The next core question was whether Article 27’s lis alibi pendens rule applies in the event of the court second seized having exclusive jurisdiction. Here, the ECJ distinguished Gasser, in which it declined freedom for the court second seized to assume priority on the basis of a choice of court agreement. (A particular use of torpedoeing which is now addressed by the Brussels I-bis Regulation). It refers in particular to the positive obligation included in Article 35 of the Jurisdiction Regulation for courts not to recognise earlier judgments which were held in contravention of Article 22’s exclusive jurisdictional rules. Article 23’s choice of court agreements, by contrast, does not feature in Article 35.
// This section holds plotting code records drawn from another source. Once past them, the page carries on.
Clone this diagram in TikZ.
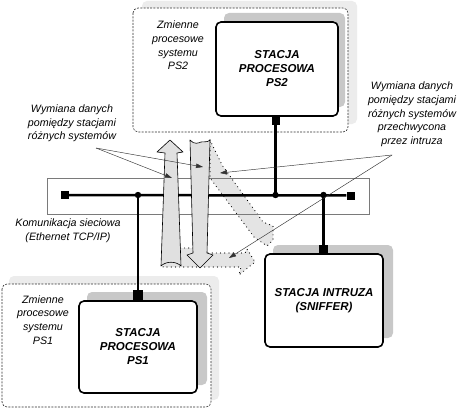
\documentclass[tikz,border=0pt]{standalone}
\usepackage{fontspec}
\setmainfont{Liberation Sans}
\usetikzlibrary{arrows.meta}
\definecolor{shadowgray}{HTML}{C8C8C8}
\definecolor{framegray}{HTML}{ECECEC}
\definecolor{arrowfill}{HTML}{E0E0E0}
\definecolor{bandfill}{HTML}{E4E4E4}
\definecolor{netgray}{HTML}{7A7A7A}
\definecolor{dashgray}{HTML}{303030}
\begin{document}
\begin{tikzpicture}[x=1pt,y=-1pt,
  stationbox/.style={draw=black,line width=1.6pt,rounded corners=5pt,fill=white,inner sep=0pt,align=center,
    font=\fontsize{11.5}{14}\selectfont\bfseries\itshape},
  boxshadow/.style={fill=shadowgray,rounded corners=5pt},
  frameshadow/.style={fill=framegray,rounded corners=5pt},
  sysframe/.style={draw=dashgray,line width=0.6pt,dash pattern=on 2pt off 1.3pt,rounded corners=5pt},
  labeltext/.style={align=center,inner sep=0pt,font=\fontsize{10.7}{13.7}\selectfont\itshape},
  termsq/.style={fill=black,inner sep=0pt,draw=none},
  busline/.style={line width=2.5pt,black},
  netbox/.style={draw=netgray,line width=0.6pt},
  bigarrow/.style={fill=arrowfill,draw=black,line width=0.6pt,line join=round},
  dotband/.style={fill=bandfill,draw=black,line width=1.2pt,dash pattern=on 0pt off 4.2pt,line cap=round,line join=round},
  leader/.style={draw=black!80,line width=0.45pt,-{Triangle[length=7pt,width=4.5pt]}}
]
\useasboundingbox[fill=white] (0,0) rectangle (462,409);

% ---- system frames (PS2, PS1) ----
\fill[frameshadow] (142,1) rectangle (357,124);
\draw[sysframe,fill=white] (133,8) rectangle (348,132);
\fill[frameshadow] (9,276) rectangle (219,400);
\draw[sysframe,fill=white] (2,284) rectangle (211,407);

\node[labeltext] (lab2) at (178,45.5) {Zmienne\\procesowe\\systemu\\PS2};
\node[labeltext] (lab1) at (43,320) {Zmienne\\procesowe\\systemu\\PS1};

% ---- stations ----
\fill[boxshadow] (224,13) rectangle (345,107);
\node[stationbox,minimum width=122pt,minimum height=94pt] (ps2) at (277,69) {STACJA\\PROCESOWA\\PS2};
\fill[boxshadow] (87,292) rectangle (207,385);
\node[stationbox,minimum width=118pt,minimum height=92pt] (ps1) at (138,347) {STACJA\\PROCESOWA\\PS1};
\fill[boxshadow] (273,245) rectangle (393,338);
\node[stationbox,minimum width=118pt,minimum height=93pt] (snf) at (324,300.5) {STACJA INTRUZA\\(SNIFFER)};

% ---- intercepted flows (dotted bands, behind) ----
\path[dotband] (210,140) -- (222,165) -- (263,222) -- (273,226) -- (273,240) -- (267,246) -- (254,237) -- (210,178) -- cycle;
\path[dotband] (172,248) -- (200,248) -- (206,253) -- (245,253) -- (247,249) -- (255,262) -- (239,275) -- (241,267) -- (163,267) -- cycle;

% ---- network ----
\draw[netbox] (47,178) rectangle (369,214);
\node[termsq,minimum width=8pt,minimum height=8pt] (tl) at (65,195) {};
\node[termsq,minimum width=8pt,minimum height=8pt] (tr) at (350.5,195.5) {};
\coordinate (j1) at (138,195);
\coordinate (j2) at (275.5,195);
\coordinate (j3) at (323.5,195);
\node[termsq,minimum width=8pt,minimum height=9pt] (sq2) at (275.5,120) {};
\node[termsq,minimum width=10pt,minimum height=11pt] (sq1) at (138,295.5) {};
\node[termsq,minimum width=9pt,minimum height=9pt] (sq3) at (323.5,249.5) {};
\draw[busline] (tl) -- (tr);
\draw[busline] (j2) -- (sq2);
\draw[busline] (j1) -- (sq1);
\draw[busline] (j3) -- (sq3);
\fill (j1) circle (3.2);
\fill (j2) circle (3.2);
\fill (j3) circle (3.2);

\node[labeltext] (netlab) at (68,231) {Komunikacja sieciowa\\(Ethernet TCP/IP)};

% ---- data exchange arrows ----
\path[bigarrow] (170,140) -- (183,152) -- (177,153) -- (181,266)
   .. controls (176,261) and (166,261) .. (161,266) -- (165,153) -- (157,152) -- cycle;
\path[bigarrow] (190,140) .. controls (194,145) and (199,143) .. (201,142)
   .. controls (204,141) and (207,143) .. (210,140)
   -- (207,253) -- (213,255) -- (200,268) -- (187,255) -- (193,253) -- cycle;

% ---- annotations ----
\node[labeltext] (txtL) at (72,123.5) {Wymiana danych\\pomiędzy stacjami\\różnych systemów};
\node[labeltext] (txtR) at (412,114.5) {Wymiana danych\\pomiędzy stacjami\\różnych systemów\\przechwycona\\przez intruza};
\coordinate (lA) at (96,148);
\coordinate (rA) at (392,155);
\coordinate (tU) at (172,178);
\coordinate (tD) at (203,167);
\coordinate (tB) at (220,173);
\coordinate (tH) at (229,258);
\draw[leader] (lA) -- (tU);
\draw[leader] (lA) -- (tD);
\draw[leader] (rA) -- (tB);
\draw[leader] (rA) -- (tH);
\end{tikzpicture}
\end{document}
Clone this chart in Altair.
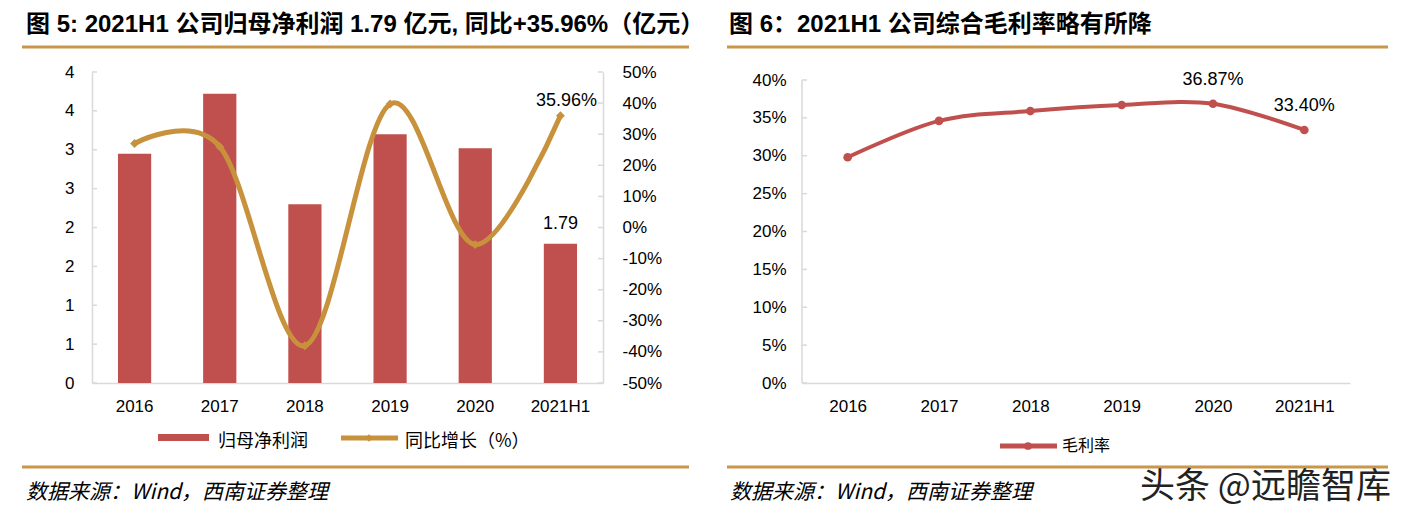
import altair as alt
import pandas as pd

# ---------------- data ----------------
years = ["2016", "2017", "2018", "2019", "2020", "2021H1"]
net_profit = [2.95, 3.72, 2.30, 3.20, 3.02, 1.79]          # 归母净利润（亿元）
growth = [27.0, 26.0, -38.0, 39.7, -5.5, 35.96]             # 同比增长（%）
gross_margin = [29.8, 34.6, 35.9, 36.7, 36.87, 33.40]       # 毛利率（%）

left_ticks = [0, 0.5, 1, 1.5, 2, 2.5, 3, 3.5, 4]
right_ticks = [-50, -40, -30, -20, -10, 0, 10, 20, 30, 40, 50]
gm_ticks = [0, 5, 10, 15, 20, 25, 30, 35, 40]

title_left = "图 5: 2021H1 公司归母净利润 1.79 亿元, 同比+35.96%（亿元）"
title_right = "图 6：2021H1 公司综合毛利率略有所降"
source_text = "数据来源：Wind，西南证券整理"
legend_bar = "归母净利润"
legend_line = "同比增长（%）"
legend_gm = "毛利率"
watermark = "头条 @远瞻智库"

# ---------------- styles ----------------
RED = "#C0504D"
GOLD = "#C8913C"
RULE = "#C9964A"
GREY = "#D9D9D9"
FONT = "Liberation Sans, Arial, Noto Sans CJK SC"
CJK = "Noto Sans CJK SC"
W1, W2, H = 511, 548, 311
GM_TOP = 40 * 311 / 303

one = pd.DataFrame({"k": [0]})
df1 = pd.DataFrame({"year": years, "profit": net_profit, "growth": growth})
df2 = pd.DataFrame({"year": years, "gm": gross_margin})


def txt(text, x, y, size, weight="normal", style="normal", font=FONT, color="black", align="left"):
    return alt.Chart(one).mark_text(
        text=text, align=align, baseline="middle", font=font, fontSize=size,
        fontWeight=weight, fontStyle=style, color=color
    ).encode(x=alt.value(x), y=alt.value(y))


def hrule(x1, x2, y, color=RULE, w=3):
    return alt.Chart(one).mark_rule(color=color, strokeWidth=w).encode(
        x=alt.value(x1), x2=alt.value(x2), y=alt.value(y))


label_axis = dict(labelFont=FONT, labelFontSize=17, labelColor="black", title=None,
                  labelOverlap=False)

# ---------------- left panel ----------------
x1 = alt.X("year:N", sort=years,
           scale=alt.Scale(paddingInner=0.61, paddingOuter=0.305),
           axis=alt.Axis(labelAngle=0, domainColor=GREY, domainWidth=1.5, ticks=False,
                         labelPadding=15, **label_axis))

sc_p = alt.Scale(domain=[0, 4], nice=False, zero=False)
sc_g = alt.Scale(domain=[-50, 50], nice=False, zero=False)

bars = alt.Chart(df1).mark_bar(color=RED).encode(
    x=x1,
    y=alt.Y("profit:Q", scale=sc_p,
            axis=alt.Axis(orient="left", values=left_ticks, labelExpr="'' + round(datum.value)",
                          domainColor=GREY, domainWidth=1.5, ticks=False, grid=False,
                          labelPadding=18, **label_axis)))

bar_label = alt.Chart(df1).transform_filter("datum.year == '2021H1'").mark_text(
    font=FONT, fontSize=18, baseline="bottom", dy=-11, color="black"
).encode(x=x1,
         y=alt.Y("profit:Q", scale=sc_p, axis=None),
         text=alt.Text("profit:Q", format=".2f"))

line = alt.Chart(df1).mark_line(color=GOLD, strokeWidth=5, interpolate="cardinal").encode(
    x=x1,
    y=alt.Y("growth:Q", scale=sc_g,
            axis=alt.Axis(orient="right", values=right_ticks, labelExpr="datum.value + '%'",
                          domainColor=GREY, domainWidth=1.5, ticks=False, grid=False,
                          labelPadding=19, **label_axis)))

pts = alt.Chart(df1).mark_point(shape="diamond", filled=True, size=80, color=GOLD, opacity=1).encode(
    x=x1,
    y=alt.Y("growth:Q", scale=sc_g, axis=None))

line_label = alt.Chart(df1).transform_filter("datum.year == '2021H1'").transform_calculate(
    lab="format(datum.growth, '.2f') + '%'"
).mark_text(font=FONT, fontSize=18, baseline="bottom", dy=-6, dx=6, color="black").encode(
    x=x1,
    y=alt.Y("growth:Q", scale=sc_g, axis=None),
    text="lab:N")

ticks_l = alt.Chart(pd.DataFrame({"v": left_ticks})).mark_rule(color=GREY, strokeWidth=1.5).encode(
    y=alt.Y("v:Q", scale=sc_p, axis=None), x=alt.value(0), x2=alt.value(5))
ticks_r = alt.Chart(pd.DataFrame({"v": right_ticks})).mark_rule(color=GREY, strokeWidth=1.5).encode(
    y=alt.Y("v:Q", scale=sc_g, axis=None), x=alt.value(W1 - 5), x2=alt.value(W1))

left_annot = [
    txt(title_left, -66, -47, 24, weight="bold"),
    hrule(-70, 597, -25),
    alt.Chart(one).mark_rect(color=RED).encode(
        x=alt.value(66), x2=alt.value(117), y=alt.value(362), y2=alt.value(369)),
    txt(legend_bar, 126, 370, 18, font=CJK),
    hrule(249, 306, 366, color=GOLD, w=5),
    alt.Chart(one).mark_point(shape="diamond", filled=True, size=60, color=GOLD, opacity=1).encode(
        x=alt.value(277), y=alt.value(366)),
    txt(legend_line, 313, 370, 18, font=CJK),
    hrule(-70, 597, 395),
    txt(source_text, -66, 421, 21, style="italic", font=CJK),
]

left = alt.layer(bars, bar_label, ticks_l, line, pts, line_label, ticks_r, *left_annot).resolve_scale(
    y="independent").properties(width=W1, height=H)

# ---------------- right panel ----------------
x2 = alt.X("year:N", sort=years, scale=alt.Scale(type="point", padding=0.5),
           axis=alt.Axis(labelAngle=0, domainColor=GREY, domainWidth=1.5, ticks=False,
                         labelPadding=15, **label_axis))
sc_m = alt.Scale(domain=[0, GM_TOP], nice=False, zero=False)
ax_m = alt.Axis(orient="left", values=gm_ticks, labelExpr="datum.value + '%'",
                domain=False, ticks=False, grid=False, labelPadding=16, **label_axis)

gm_axisline = alt.Chart(pd.DataFrame({"a": [0], "b": [40]})).mark_rule(color=GREY, strokeWidth=1.5).encode(
    y=alt.Y("a:Q", scale=sc_m, axis=ax_m), y2="b:Q", x=alt.value(0))
gm_ticks_l = alt.Chart(pd.DataFrame({"v": gm_ticks})).mark_rule(color=GREY, strokeWidth=1.5).encode(
    y=alt.Y("v:Q", scale=sc_m, axis=ax_m), x=alt.value(0), x2=alt.value(5))
gm_line = alt.Chart(df2).mark_line(color=RED, strokeWidth=4, interpolate="cardinal").encode(
    x=x2, y=alt.Y("gm:Q", scale=sc_m, axis=ax_m))
gm_pts = alt.Chart(df2).mark_point(shape="circle", filled=True, size=75, color=RED, opacity=1).encode(
    x=x2, y=alt.Y("gm:Q", scale=sc_m, axis=ax_m))
gm_lab = alt.Chart(df2).transform_filter("datum.year == '2020' || datum.year == '2021H1'").transform_calculate(
    lab="format(datum.gm, '.2f') + '%'"
).mark_text(font=FONT, fontSize=18, baseline="bottom", dy=-15, color="black").encode(
    x=x2, y=alt.Y("gm:Q", scale=sc_m, axis=ax_m), text="lab:N")

right_annot = [
    txt(title_right, -73, -47, 24, weight="bold"),
    hrule(-75, 586, -25),
    hrule(198, 255, 374, color=RED, w=5),
    alt.Chart(one).mark_point(shape="circle", filled=True, size=60, color=RED, opacity=1).encode(
        x=alt.value(226), y=alt.value(374)),
    txt(legend_gm, 260, 374, 16, font=CJK),
    hrule(-75, 586, 395),
    txt(source_text, -72, 421, 21, style="italic", font=CJK),
    txt(watermark, 338, 415, 35, font=CJK, color="#222222"),
]

right = alt.layer(gm_axisline, gm_ticks_l, gm_line, gm_pts, gm_lab, *right_annot).properties(
    width=W2, height=H)

chart = alt.hconcat(left, right, spacing=199, bounds="flush").properties(
    padding={"left": 12, "top": 5, "right": 5, "bottom": 5},
    background="white",
).configure_view(stroke=None)

chart.save("out.html", embed_options={"renderer": "svg", "actions": False})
The ECJ’s reference to Article 35 in my view means that the Court’s reasoning extends to all jurisdictional rules included in that article, including the protected categories of consumers and insureds (not, strangely, employees. This will change however following the Brussels I recast). There is lingering doubt however over the impact of the judgment on the application of Article 22(4)’s rule on intellectual property. In Weber (at 56) the Court holds that ‘ In those circumstances, the court second seised is no longer entitled to stay its proceedings or to decline jurisdiction, and it must give a ruling on the substance of the action before it in order to comply with the rule on exclusive jurisdiction.‘ In the application of Article 22(4), this continues to raise the question whether ‘the substance of the action before it’ only concerns the validity of the intellectual property, or also the underlying issue of infringement of such property.
Weber v Weber is a crucial further step in clarifying the lis alibi pendens rule. Sadly, family tussles do often advance the state of the law.